Des vaches « P » guère appréciées

On n'attire pas les mouches avec du vinaigre et on n'incite pas un consommateur à réitérer ses achats de viande bovine s'il se casse régulièrement les dents sur les steaks qu'il met dans son assiette. Toutes les enquêtes le démontrent, « la première demande du consommateur porte sur la tendreté du produit. Les aspects flaveur et jutôsité viennent après », expliquait Gérard Cladière, directeur des achats produits carnés pour le groupe Carrefour, lors d'un atelier sur la segmentation des viandes dans les rayons en libre-service de la grande distribution organisé dans le cadre du dernier congrès de la Fédération nationale bovine. « Chez Carrefour, nous avons opté pour une durée minimale de maturation : au moins 12 jours pour toutes les viandes proposées en filière qualité. » Un délai qui ne concerne pas la gamme premier prix et les promotions. Un temps de maturation suffisant est une donnée clé pour arriver à un niveau de tendreté satisfaisant. Ce n'est pas le seul. Le niveau de finition a également toute son importance.
Imposer un niveau qualitatif minimum
Loin de remettre en cause la qualité des vaches laitières finies et abattues dans le cadre des filières qualité en race Normande et Montbéliarde telles qu'elles sont commercialisées dans certains magasins de l'enseigne Carrefour, Gérard Cladière a en revanche annoncé qu'il avait décidé d'exclure de ses linéaires les muscles tranchés issus de vaches « P », insuffisamment finies. « 90 % des viandes que nous vendons en promotion c'est de la vache laitière. Il faut que l'on s'impose un niveau qualitatif minimum sur ces produits. » Et de critiquer vertement certaines réformes laitières qui, sans même parler d'un ou deux mois de finition après tarissement, passent du jour au lendemain directement du quai de traite à l'abattoir. Remarque également valable pour certaines allaitantes âgées et usées, elles aussi abattues sans finition préalable.

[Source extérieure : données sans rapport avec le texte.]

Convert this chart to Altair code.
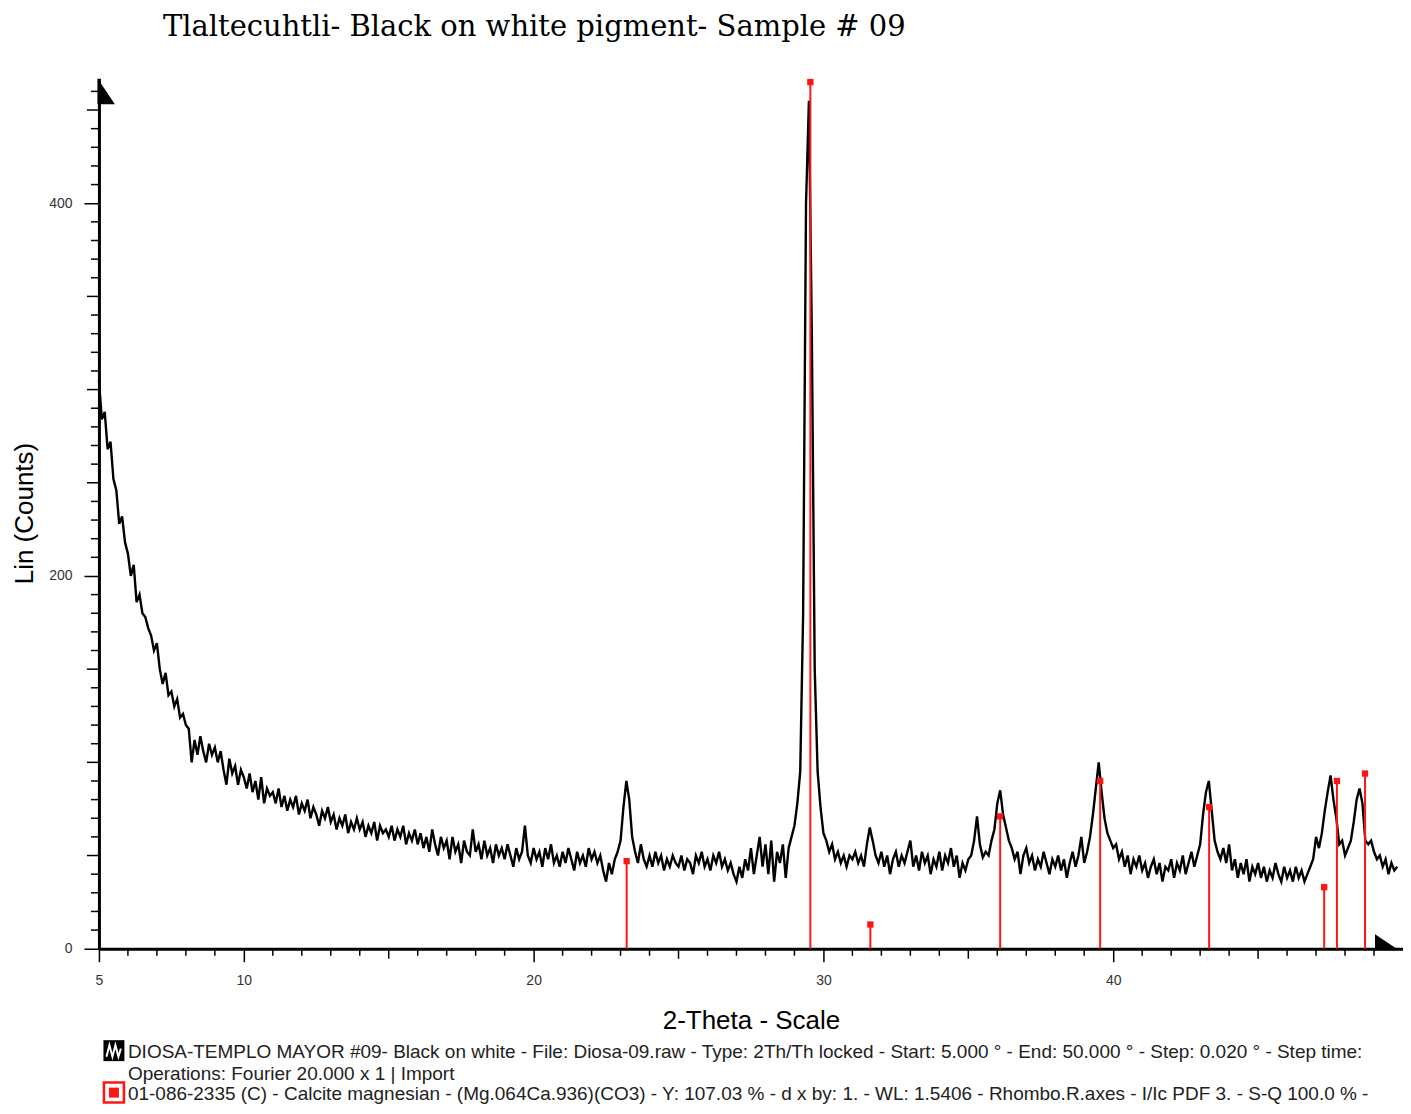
import altair as alt
import pandas as pd

TITLE = "Tlaltecuhtli- Black on white pigment- Sample # 09"
X_TITLE = "2-Theta - Scale"
Y_TITLE = "Lin (Counts)"
LEGEND_1 = ("DIOSA-TEMPLO MAYOR #09- Black on white - File: Diosa-09.raw - Type: 2Th/Th locked - "
            "Start: 5.000 ° - End: 50.000 ° - Step: 0.020 ° - Step time:")
LEGEND_2 = "Operations: Fourier 20.000 x 1 | Import"
LEGEND_3 = ("01-086-2335 (C) - Calcite magnesian - (Mg.064Ca.936)(CO3) - Y: 107.03 % - d x by: 1. - "
            "WL: 1.5406 - Rhombo.R.axes - I/Ic PDF 3. - S-Q 100.0 % -")

# scan, one value per 0.1 deg starting at 5.0 deg
THETA_START = 5.0
THETA_STEP = 0.1
COUNTS = [
    305, 284, 288, 268, 272, 252, 246, 228, 232, 218,   # 5
    212, 200, 206, 186, 190, 180, 178, 172, 168, 160,   # 6
    164, 150, 142, 148, 136, 138, 130, 134, 124, 126,   # 7
    120, 118, 100, 112, 104, 114, 106, 100, 110, 104,   # 8
    108, 100, 106, 96, 88, 102, 94, 98, 88, 96,         # 9
    92, 86, 94, 84, 90, 80, 92, 78, 86, 82,             # 10
    84, 78, 86, 76, 82, 74, 80, 76, 82, 72,             # 11
    78, 74, 80, 70, 76, 72, 66, 74, 70, 76,             # 12
    68, 72, 64, 70, 66, 72, 62, 68, 64, 70,             # 13
    64, 68, 60, 66, 62, 68, 58, 66, 62, 64,             # 14
    60, 66, 58, 64, 60, 66, 56, 62, 58, 64,             # 15
    56, 62, 54, 60, 52, 64, 56, 50, 60, 54,             # 16
    58, 48, 60, 52, 56, 46, 58, 52, 50, 64,             # 17
    52, 56, 48, 58, 50, 54, 46, 56, 50, 54,             # 18
    48, 56, 50, 44, 54, 48, 52, 66, 50, 46,             # 19
    54, 48, 52, 44, 54, 48, 56, 46, 50, 44,             # 20
    52, 46, 54, 48, 42, 52, 46, 50, 44, 54,             # 21
    48, 52, 46, 50, 42, 36, 46, 40, 48, 52,             # 22
    58, 76, 90, 80, 60, 52, 46, 56, 48, 44,             # 23
    50, 44, 52, 46, 50, 42, 48, 44, 50, 46,             # 24
    44, 50, 42, 48, 46, 40, 50, 46, 52, 44,             # 25
    48, 42, 50, 46, 52, 44, 48, 42, 46, 40,             # 26
    36, 44, 38, 48, 42, 54, 40, 50, 60, 44,             # 27
    56, 40, 58, 36, 52, 46, 56, 38, 54, 60,             # 28
    66, 78, 95, 180, 400, 455, 330, 150, 95, 76,        # 29
    62, 58, 52, 56, 48, 52, 46, 50, 44, 50,             # 30
    48, 52, 46, 50, 44, 56, 65, 58, 50, 46,             # 31
    52, 44, 50, 40, 48, 52, 44, 50, 46, 52,             # 32
    58, 44, 50, 42, 52, 46, 50, 40, 48, 44,             # 33
    52, 42, 50, 46, 54, 44, 50, 38, 46, 42,             # 34
    48, 50, 58, 71, 56, 49, 52, 50, 58, 64,             # 35
    78, 85, 72, 65, 58, 54, 48, 52, 40, 50,             # 36
    54, 46, 50, 42, 48, 44, 52, 46, 40, 48,             # 37
    44, 50, 42, 48, 38, 46, 52, 44, 50, 60,             # 38
    46, 52, 60, 72, 86, 100, 84, 70, 62, 58,            # 39
    54, 56, 48, 52, 44, 50, 40, 48, 44, 50,             # 40
    42, 46, 38, 44, 48, 40, 46, 36, 44, 42,             # 41
    48, 38, 46, 42, 50, 40, 46, 52, 44, 50,             # 42
    56, 72, 84, 90, 74, 58, 52, 48, 54, 46,             # 43
    56, 42, 48, 38, 46, 40, 48, 36, 44, 40,             # 44
    46, 38, 44, 36, 42, 38, 46, 40, 36, 44,             # 45
    38, 42, 36, 44, 38, 42, 36, 40, 44, 48,             # 46
    60, 54, 62, 74, 84, 93, 80, 70, 56, 58,             # 47
    50, 54, 58, 68, 80, 86, 78, 58, 56, 58,             # 48
    52, 48, 50, 44, 48, 40, 46, 42, 44,                 # 49
]

# reference pattern (red sticks)
PEAK_THETA = [23.21, 29.55, 31.62, 36.10, 39.55, 43.31, 47.28, 47.72, 48.69]
PEAK_COUNTS = [47, 465, 13, 71, 90, 76, 33, 90, 94]

X_DOMAIN = [5, 50]
Y_DOMAIN = [0, 467]
X_LABELS = [5, 10, 20, 30, 40]
Y_LABELS = [0, 200, 400]
X_MID_TICKS = [15, 25, 35, 45]
X_MINOR_TICKS = [v for v in range(6, 50) if v % 5]
Y_MID_TICKS = [50, 100, 150, 250, 300, 350, 450]
Y_MINOR_TICKS = [v for v in range(10, 467, 10) if v % 50]

W, H = 1305, 871
SANS = "Liberation Sans"
RED = "#ff1414"

xs = alt.Scale(domain=X_DOMAIN, nice=False, zero=False)
ys = alt.Scale(domain=Y_DOMAIN, nice=False, zero=True)

scan = pd.DataFrame({
    "theta": [round(THETA_START + THETA_STEP * i, 2) for i in range(len(COUNTS))],
    "counts": COUNTS,
})
peaks = pd.DataFrame({"theta": PEAK_THETA, "counts": PEAK_COUNTS, "base": [0] * len(PEAK_THETA)})

x_axis = alt.Axis(
    values=X_LABELS, title=X_TITLE, grid=False,
    domainColor="black", domainWidth=3, tickColor="black", tickWidth=1.5, tickSize=13,
    labelFont=SANS, labelFontSize=14, labelColor="#333", labelPadding=12, labelFlush=False,
    titleFont=SANS, titleFontSize=26, titleFontWeight="normal", titleColor="black",
    titleY=72, titleBaseline="middle",
)
y_axis = alt.Axis(
    values=Y_LABELS, title=Y_TITLE, grid=False,
    domainColor="black", domainWidth=3, tickColor="black", tickWidth=1.5, tickSize=15,
    labelFont=SANS, labelFontSize=14, labelColor="#333", labelPadding=12,
    titleFont=SANS, titleFontSize=26, titleFontWeight="normal", titleColor="black",
    titleX=-74, titleY=435, titleAngle=270, titleAlign="center", titleBaseline="middle",
)

X = alt.X("theta:Q", scale=xs, axis=x_axis)
Y = alt.Y("counts:Q", scale=ys, axis=y_axis)

line = alt.Chart(scan).mark_line(color="black", strokeWidth=2.4).encode(x=X, y=Y)

sticks = alt.Chart(peaks).mark_rule(color=RED, strokeWidth=2).encode(x=X, y=Y, y2="base:Q")
markers = alt.Chart(peaks).mark_point(shape="square", filled=True, size=40, color=RED, opacity=1).encode(x=X, y=Y)


def y_ticks(values, length):
    return alt.Chart(pd.DataFrame({"counts": values})).mark_rule(color="black", strokeWidth=1.5).encode(
        y=Y, x=alt.value(-length), x2=alt.value(0))


def x_ticks(values, length):
    return alt.Chart(pd.DataFrame({"theta": values})).mark_rule(color="black", strokeWidth=1.5).encode(
        x=X, y=alt.value(H), y2=alt.value(H + length))


arrow_y = alt.Chart(pd.DataFrame({"theta": [X_DOMAIN[0]], "counts": [Y_DOMAIN[1]]})).mark_point(
    shape="M-0.15,0 L-0.15,2.6 L1.6,2.6 Z", filled=True, color="black", size=400, opacity=1,
).encode(x=X, y=Y)

arrow_x = alt.Chart(pd.DataFrame({"theta": [X_DOMAIN[1]], "counts": [0]})).mark_point(
    shape="M-0.4,0.15 L-2.8,0.15 L-2.8,-1.45 Z", filled=True, color="black", size=400, opacity=1,
).encode(x=X, y=Y)

one = pd.DataFrame({"k": [0]})


def text_layer(txt, x, y, size, font=SANS, color="#222"):
    return alt.Chart(one).mark_text(
        text=txt, font=font, fontSize=size, align="left", baseline="middle", color=color,
    ).encode(x=alt.value(x), y=alt.value(y))


title = alt.Chart(one).mark_text(
    text=TITLE, font="DejaVu Serif", fontSize=29, align="left", baseline="alphabetic", color="black",
).encode(x=alt.value(64), y=alt.value(-42))

icon_scan_bg = alt.Chart(one).mark_point(shape="square", filled=True, color="black", size=440, opacity=1).encode(
    x=alt.value(15), y=alt.value(973))
icon_scan_wave = alt.Chart(one).mark_point(
    shape="M-0.75,0.6 L-0.45,-0.55 L-0.15,0.6 L0.15,-0.55 L0.45,0.6 L0.7,-0.2",
    filled=False, color="white", strokeWidth=2, size=400, opacity=1,
).encode(x=alt.value(15), y=alt.value(973))
icon_ref_out = alt.Chart(one).mark_point(shape="square", filled=False, color=RED, strokeWidth=2.5, size=400,
                                         opacity=1).encode(x=alt.value(15), y=alt.value(1015))
icon_ref_in = alt.Chart(one).mark_point(shape="square", filled=True, color=RED, size=100, opacity=1).encode(
    x=alt.value(15), y=alt.value(1015))

chart = alt.layer(
    line, sticks, markers,
    y_ticks(Y_MINOR_TICKS, 8), y_ticks(Y_MID_TICKS, 12),
    x_ticks(X_MINOR_TICKS, 7), x_ticks(X_MID_TICKS, 10),
    arrow_y, arrow_x, title,
    icon_scan_bg, icon_scan_wave, icon_ref_out, icon_ref_in,
    text_layer(LEGEND_1, 29, 974, 19),
    text_layer(LEGEND_2, 29, 996, 19),
    text_layer(LEGEND_3, 29, 1016, 19),
).properties(
    width=W, height=H,
    autosize=alt.AutoSizeParams(type="none"),
    padding={"left": 91, "top": 70, "right": 0, "bottom": 157},
).configure_view(stroke=None)

chart.save("out.html", embed_options={"renderer": "svg", "actions": False})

Autant d'animaux dont le niveau qualitatif insuffisant incite malheureusement le consommateur à privilégier la viande d'autres espèces après une mauvaise expérience avec des steaks de piètre qualité. « Les muscles de ces animaux gagneraient à ne plus être considérés comme de la viande de boucherie destinée à être vendue comme muscles tranchés », confirmait Henri Gabriel secrétaire général de la Fédération nationale de l'industrie et des commerces en gros de la viande, lui aussi participant à cette rencontre. Et de souligner que pour ce type d'animaux, l'intégralité des muscles de la carcasse gagneraient à être orientés sur le seul créneau de la fabrication afin de ne pas prendre le risque de décevoir les consommateurs.